Evermore (ft Bon Iver): A quiet piano that echoes the melody creates a bare yet beautiful aura in this song. Singing about wistful dreams of a lover returning to her, Evermore becomes the masterpiece it is once Bon Iver joins in halfway through this 5-minute song. The contrast of the voices, overlapping and harmonizing, creates a nostalgic and romantic feeling unmatched by most songs on the album.

Right Where You Left Me [Bonus Track]: This song, unaltered by any pitch correction or production elements, is a perfect display of Swift’s raw talent. Her voice seemed far away, as if at a live performance, with only a guitar accompanying her, resonates loudly throughout the track. While at some moments she falters, it only adds to the humanizing ability this song holds.

It’s Time to Go [Bonus Track]: A country song echoing those in the Taylor Swift or Fearless album brings long time fans through a wave of nostalgia. Swift belts out a story about a night in the wilderness, watching the stars while the smoke clouds her views. Again unaltered, this track displays her range and versatility of genres. 

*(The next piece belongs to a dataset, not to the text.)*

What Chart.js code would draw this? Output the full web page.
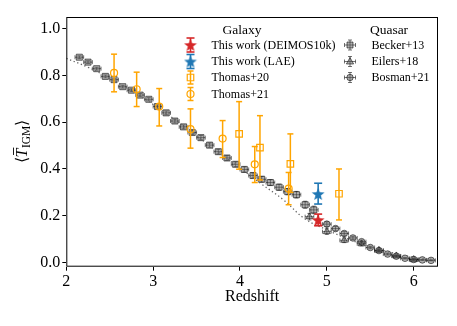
<!DOCTYPE html>
<html><head><meta charset="utf-8">
<script src="https://cdn.jsdelivr.net/npm/chart.js@4"></script>
<style>html,body{margin:0;padding:0;background:#fff;}canvas{display:block}</style>
</head><body>
<canvas id="c" width="457" height="326"></canvas>
<script>
// ---------- data ----------
const xTicks = [2, 3, 4, 5, 6];
const yTicks = [0.0, 0.2, 0.4, 0.6, 0.8, 1.0];

const beckerZ = [2.15,2.25,2.35,2.45,2.55,2.65,2.75,2.85,2.95,3.05,3.15,3.25,3.35,3.45,3.55,3.65,3.75,3.85,3.95,4.05,4.15,4.25,4.35,4.45,4.55,4.65,4.75,4.85];
const beckerF = [0.878,0.857,0.829,0.796,0.782,0.752,0.737,0.716,0.698,0.667,0.640,0.605,0.580,0.556,0.534,0.502,0.474,0.447,0.420,0.398,0.372,0.356,0.342,0.322,0.303,0.290,0.247,0.225];
const beckerErr = [0.006,0.006,0.006,0.006,0.006,0.006,0.006,0.007,0.007,0.007,0.008,0.008,0.008,0.009,0.009,0.009,0.010,0.010,0.010,0.011,0.011,0.012,0.012,0.013,0.013,0.014,0.015,0.016];
const beckerDz = 0.05;

const eilersZ = [4.8,5.0,5.2,5.4,5.6,5.8,6.0];
const eilersF = [0.196,0.132,0.095,0.080,0.052,0.028,0.012];
const eilersErr = [0.014,0.012,0.010,0.009,0.007,0.005,0.004];
const eilersDz = 0.05;

const bosmanZ = [5.0,5.1,5.2,5.3,5.4,5.5,5.6,5.7,5.8,5.9,6.0,6.1,6.2];
const bosmanF = [0.164,0.145,0.124,0.105,0.089,0.064,0.051,0.036,0.027,0.018,0.013,0.011,0.009];
const bosmanErr = [0.010,0.009,0.008,0.007,0.006,0.005,0.004,0.004,0.003,0.003,0.003,0.002,0.002];
const bosmanDz = 0.05;

const thomas20Z = [3.99,4.23,4.58,5.14];
const thomas20F = [0.550,0.491,0.422,0.294];
const thomas20Lo = [0.399,0.353,0.300,0.182];
const thomas20Hi = [0.688,0.628,0.550,0.400];

const thomas21Z = [2.55,2.81,3.07,3.43,3.80,4.17,4.56];
const thomas21F = [0.811,0.741,0.667,0.570,0.530,0.420,0.316];
const thomas21Lo = [0.730,0.667,0.584,0.489,0.449,0.342,0.247];
const thomas21Hi = [0.891,0.814,0.744,0.657,0.607,0.496,0.385];

const deimosZ = [4.9];
const deimosF = [0.182];
const deimosLo = [0.157];
const deimosHi = [0.207];

const laeZ = [4.9];
const laeF = [0.293];
const laeLo = [0.250];
const laeHi = [0.339];

const fitZ = [2.0,2.25,2.5,2.75,3.0,3.25,3.5,3.75,4.0,4.25,4.5,4.75,5.0,5.25,5.5,5.75,6.0,6.25];
const fitF = [0.873,0.835,0.788,0.735,0.676,0.611,0.542,0.472,0.404,0.335,0.268,0.186,0.140,0.100,0.068,0.042,0.022,0.012];

// ---------- styles ----------
const FONT = '"Liberation Serif", "Times New Roman", serif';
const ORANGE = '#ffa500', RED = '#d62728', BLUE = '#1f77b4';
const QFILL = 'rgba(95,95,95,0.5)', QEDGE = 'rgba(0,0,0,0.55)';

function makeStar(color, size) {
  const c = document.createElement('canvas'); c.width = c.height = size;
  const g = c.getContext('2d'); const cx = size/2, cy = size/2 + 0.6, R = size/2 - 0.3, r = R*0.42;
  g.beginPath();
  for (let k = 0; k < 10; k++) { const a = -Math.PI/2 + k*Math.PI/5; const rr = k%2 ? r : R; g.lineTo(cx + rr*Math.cos(a), cy + rr*Math.sin(a)); }
  g.closePath(); g.fillStyle = color; g.fill(); return c;
}
const redStar = makeStar(RED, 14), blueStar = makeStar(BLUE, 14);

const pts = (xs, ys) => xs.map((x, i) => ({x, y: ys[i]}));
const lo = (ys, e) => ys.map((y, i) => y - e[i]);
const hi = (ys, e) => ys.map((y, i) => y + e[i]);
const fill = (n, v) => Array(n).fill(v);

const datasets = [
  {label:'Becker+13', data: pts(beckerZ, beckerF), pointStyle:'rect', pointRadius:4.3, backgroundColor:QFILL, borderColor:QEDGE, borderWidth:1,
   yLo: lo(beckerF, beckerErr), yHi: hi(beckerF, beckerErr), xErr: fill(beckerZ.length, beckerDz), errColor:QEDGE, errWidth:1, cap:2},
  {label:'Eilers+18', data: pts(eilersZ, eilersF), pointStyle:'triangle', pointRadius:4, backgroundColor:QFILL, borderColor:QEDGE, borderWidth:1,
   yLo: lo(eilersF, eilersErr), yHi: hi(eilersF, eilersErr), xErr: fill(eilersZ.length, eilersDz), errColor:QEDGE, errWidth:1, cap:2},
  {label:'Bosman+21', data: pts(bosmanZ, bosmanF), pointStyle:'circle', pointRadius:3.3, backgroundColor:QFILL, borderColor:QEDGE, borderWidth:1,
   yLo: lo(bosmanF, bosmanErr), yHi: hi(bosmanF, bosmanErr), xErr: fill(bosmanZ.length, bosmanDz), errColor:QEDGE, errWidth:1, cap:2},
  {type:'line', label:'fit', data: pts(fitZ, fitF), borderColor:'#666', borderWidth:1.3, borderDash:[1.3,2.6], pointRadius:0, fill:false, tension:0.4, showLine:true},
  {label:'Thomas+20', data: pts(thomas20Z, thomas20F), pointStyle:'rect', pointRadius:4.6, backgroundColor:'rgba(0,0,0,0)', borderColor:ORANGE, borderWidth:1.2,
   yLo: thomas20Lo, yHi: thomas20Hi, errColor:ORANGE, errWidth:1.5, cap:3},
  {label:'Thomas+21', data: pts(thomas21Z, thomas21F), pointStyle:'circle', pointRadius:3.5, backgroundColor:'rgba(0,0,0,0)', borderColor:ORANGE, borderWidth:1.2,
   yLo: thomas21Lo, yHi: thomas21Hi, errColor:ORANGE, errWidth:1.5, cap:3},
  {label:'This work (LAE)', data: pts(laeZ, laeF), pointStyle: blueStar, pointRadius:7, backgroundColor:BLUE, borderColor:BLUE,
   yLo: laeLo, yHi: laeHi, errColor:BLUE, errWidth:1.6, cap:4},
  {label:'This work (DEIMOS10k)', data: pts(deimosZ, deimosF), pointStyle: redStar, pointRadius:7, backgroundColor:RED, borderColor:RED,
   yLo: deimosLo, yHi: deimosHi, errColor:RED, errWidth:1.6, cap:4},
];
// draw in array order (later on top)
datasets.forEach((d, i) => d.order = datasets.length - i);

function seg(ctx, x1, y1, x2, y2) { ctx.beginPath(); ctx.moveTo(x1, y1); ctx.lineTo(x2, y2); ctx.stroke(); }

const errPlugin = {
  id: 'errbars',
  beforeDatasetDraw(chart, args) {
    const ds = chart.data.datasets[args.index];
    if (!ds.yLo) return;
    const xS = chart.scales.x, yS = chart.scales.y, ctx = chart.ctx;
    ctx.save(); ctx.strokeStyle = ds.errColor; ctx.lineWidth = ds.errWidth;
    ds.data.forEach((p, i) => {
      const px = xS.getPixelForValue(p.x), py = yS.getPixelForValue(p.y);
      const y1 = yS.getPixelForValue(ds.yLo[i]), y2 = yS.getPixelForValue(ds.yHi[i]);
      seg(ctx, px, y1, px, y2);
      seg(ctx, px - ds.cap, y1, px + ds.cap, y1);
      seg(ctx, px - ds.cap, y2, px + ds.cap, y2);
      if (ds.xErr) {
        const x1 = xS.getPixelForValue(p.x - ds.xErr[i]), x2 = xS.getPixelForValue(p.x + ds.xErr[i]);
        seg(ctx, x1, py, x2, py);
        seg(ctx, x1, py - ds.cap, x1, py + ds.cap);
        seg(ctx, x2, py - ds.cap, x2, py + ds.cap);
      }
    });
    ctx.restore();
  }
};

function legendMarker(ctx, kind, x, y) {
  ctx.save();
  if (kind === 'red' || kind === 'blue') {
    ctx.strokeStyle = kind === 'red' ? RED : BLUE; ctx.lineWidth = 1.6;
    seg(ctx, x, y - 7, x, y + 7); seg(ctx, x - 4, y - 7, x + 4, y - 7); seg(ctx, x - 4, y + 7, x + 4, y + 7);
    const img = kind === 'red' ? redStar : blueStar;
    ctx.drawImage(img, x - img.width/2, y - img.height/2);
  } else if (kind === 'sq' || kind === 'ci') {
    ctx.strokeStyle = ORANGE; ctx.lineWidth = 1.5;
    seg(ctx, x, y - 6.5, x, y + 6.5); seg(ctx, x - 3, y - 6.5, x + 3, y - 6.5); seg(ctx, x - 3, y + 6.5, x + 3, y + 6.5);
    ctx.lineWidth = 1.2; ctx.fillStyle = '#fff';
    ctx.beginPath();
    if (kind === 'sq') ctx.rect(x - 3.25, y - 3.25, 6.5, 6.5); else ctx.arc(x, y, 3.5, 0, Math.PI*2);
    ctx.stroke();
  } else {
    ctx.strokeStyle = QEDGE; ctx.fillStyle = QFILL; ctx.lineWidth = 1;
    seg(ctx, x - 5.5, y, x + 5.5, y); seg(ctx, x - 5.5, y - 2, x - 5.5, y + 2); seg(ctx, x + 5.5, y - 2, x + 5.5, y + 2);
    seg(ctx, x, y - 5, x, y + 5); seg(ctx, x - 2, y - 5, x + 2, y - 5); seg(ctx, x - 2, y + 5, x + 2, y + 5);
    ctx.beginPath();
    if (kind === 'qs') ctx.rect(x - 3, y - 3, 6, 6);
    else if (kind === 'qt') { ctx.moveTo(x, y - 4); ctx.lineTo(x + 3.6, y + 2.5); ctx.lineTo(x - 3.6, y + 2.5); ctx.closePath(); }
    else ctx.arc(x, y, 3.2, 0, Math.PI*2);
    ctx.fill(); ctx.stroke();
  }
  ctx.restore();
}

const legendTitles = ['Galaxy', 'Quasar'];
const galaxyLabels = ['This work (DEIMOS10k)', 'This work (LAE)', 'Thomas+20', 'Thomas+21'];
const quasarLabels = ['Becker+13', 'Eilers+18', 'Bosman+21'];

const decoPlugin = {
  id: 'deco',
  afterDraw(chart) {
    const ctx = chart.ctx, a = chart.chartArea;
    ctx.save();
    // frame
    ctx.strokeStyle = '#000'; ctx.lineWidth = 1;
    ctx.strokeRect(a.left + 0.5, a.top + 0.5, a.right - a.left - 1, a.bottom - a.top - 1);
    // legend
    ctx.fillStyle = '#000'; ctx.textBaseline = 'middle';
    ctx.font = '13.5px ' + FONT; ctx.textAlign = 'center';
    ctx.fillText(legendTitles[0], 242, 30);
    ctx.fillText(legendTitles[1], 389, 30);
    ctx.font = '12px ' + FONT; ctx.textAlign = 'left';
    const rows = [45, 61.5, 77.5, 94];
    const gk = ['red', 'blue', 'sq', 'ci'], qk = ['qs', 'qt', 'qc'];
    galaxyLabels.forEach((t, i) => { legendMarker(ctx, gk[i], 190.5, rows[i]); ctx.fillStyle = '#000'; ctx.fillText(t, 211.5, rows[i] + 0.5); });
    quasarLabels.forEach((t, i) => { legendMarker(ctx, qk[i], 350, rows[i]); ctx.fillStyle = '#000'; ctx.fillText(t, 371.5, rows[i] + 0.5); });
    // y-axis title  <T̄_IGM>
    ctx.translate(21, (a.top + a.bottom) / 2); ctx.rotate(-Math.PI/2);
    ctx.textBaseline = 'alphabetic'; ctx.textAlign = 'left';
    const parts = [['\u27E8', '16px ' + FONT, 0], ['T', 'italic 16px ' + FONT, 0], ['IGM', '11.5px ' + FONT, 3.5], ['\u27E9', '16px ' + FONT, 0]];
    let tot = 0; parts.forEach(p => { ctx.font = p[1]; p.w = ctx.measureText(p[0]).width; tot += p.w; });
    let x = -tot/2; const base = 5.5;
    parts.forEach((p, i) => {
      ctx.font = p[1]; ctx.fillText(p[0], x, base + p[2]);
      if (i === 1) { ctx.strokeStyle = '#000'; ctx.lineWidth = 0.9; seg(ctx, x + 2.5, base - 13, x + p.w + 1, base - 13); }
      x += p.w + (i === 1 ? 0.5 : 0);
    });
    ctx.restore();
  }
};

new Chart(document.getElementById('c'), {
  type: 'scatter',
  data: { datasets },
  options: {
    responsive: false, animation: false, devicePixelRatio: 1,
    layout: { padding: { top: 17, right: 19, left: 0, bottom: 0 } },
    plugins: { legend: { display: false }, tooltip: { enabled: false } },
    scales: {
      x: {
        type: 'linear', min: 2, max: 6.28,
        afterFit: s => { s.height = 59.3; },
        afterBuildTicks: s => { s.ticks = xTicks.map(v => ({value: v})); },
        ticks: { includeBounds: false, font: { family: FONT, size: 16 }, color: '#000', padding: 1, maxRotation: 0, callback: v => String(v) },
        grid: { drawOnChartArea: false, drawTicks: true, tickLength: 4, tickColor: '#000', tickWidth: 1 },
        border: { display: false },
        title: { display: true, text: 'Redshift', font: { family: FONT, size: 16 }, color: '#000', padding: { top: 0, bottom: 19.5 } }
      },
      y: {
        type: 'linear', min: -0.018, max: 1.05,
        afterFit: s => { s.width = 66.3; },
        afterBuildTicks: s => { s.ticks = yTicks.map(v => ({value: v})); },
        ticks: { includeBounds: false, font: { family: FONT, size: 16 }, color: '#000', padding: 2, callback: v => v.toFixed(1) },
        grid: { drawOnChartArea: false, drawTicks: true, tickLength: 4, tickColor: '#000', tickWidth: 1 },
        border: { display: false }
      }
    }
  },
  plugins: [errPlugin, decoPlugin]
});
</script>
</body></html>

Evermore did not disappoint. In fact, it well exceeded my expectations for a surprise album created during quarantine, especially because Folklore is a difficult album to follow. Telling stories about murder and deception, longing and loss, and developing feelings for best friends (queer people will again enjoy the same-sex romantic moments in “Dorthea” as they did with “Betty”), there is a song for everyone in this album. A conglomeration of different genres Swift explored, the only way to classify Evermore would be to title it “Alternative.” Swifties young and old will enjoy her self-exploration and honesty, and I am certain we will see even more raw emotional songs from her in years to come. From listening to Taylor Swift learn and grow from the time I was a kid, it feels like she has finally found a space in the music realm that she can call home, and I am right there with her.